The new repayment scheme for National Higher Education Fund Corporation (PTPTN) borrowers seems to smack of robbing the rich to give to the poor. The scheme heavily penalises higher earning borrowers but lets off the lower earning borrowers.
Under the new repayment scheme, the monthly salary deductions range from 2% to 15%. Those who earn less than RM2000 don’t pay back. The deductions are applicable to those earning RM2000 and more. Those earning RM2000 a month will have to pay RM40 when compared to those earning RM8000 and above who will have to pay RM1,200 or more.
The deductions would be a major adjustment to those in the higher income brackets. A deduction of RM1,200 or more is a large cut in disposable income, especially in the urban areas where the high cost of living would result in a significant drop in the standard of living.
For those who worked hard to reach comfortable income brackets, such a high deduction is understandably frustrating, especially when they have been consistently paying back.
The latest report is that the scheme has been postponed for review. However, I believe the underlying principle of the scheme is laudable as it ensures repayment and those eligible to pay won’t get off not paying!
However, a rethink is necessary to ensure that all borrowers pay. I think even those who earn less than RM2000 should also be expected to repay their loans. It inculcates the mental discipline of always paying or giving back what you borrow or take out as a loan. Otherwise, it is just as good as stealing!
And, Malaysians need to learn that you can’t justify stealing — or whatever other names you call it — just because as a borrower you can’t afford it or as a lender you are helping the poor. We should develop a mentality that whenever we take something on loan, we must always give back. When that quality is ingrained in our mental make-up, we will always honour our word to pay back.
As we determine to pay back, we will probably become resourceful in generating more income so that we can honour our commitment to pay back. In the process, we learn how to manage our resources and prove we can be trusted with the resources put in our hands. That’s a mentality that needs to become part of the national consciousness.
So, I fully support PTPTN chairman Wan Saiful Wan Jan’s repayment scheme for PTPTN borrowers. But, I agree, a review is necessary so that everyone who borrows pays back and at a rate that they can afford.

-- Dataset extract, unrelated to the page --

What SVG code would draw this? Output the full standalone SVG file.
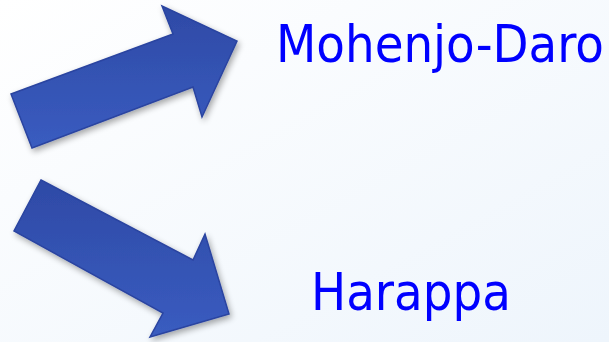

The same scheme may be used but including those earning less than RM2000, reducing the percentage of deductions for the higher income earners and extending the repayment period. Perhaps a flat rate of a 5% monthly deduction may be better for the higher income earners. For someone earning RM8000, that would still be a loss of RM400 monthly, but maybe more acceptable.
It is a good scheme; the rates, perhaps, need to be adjusted so that it is not a painful loss for the higher earning borrowers.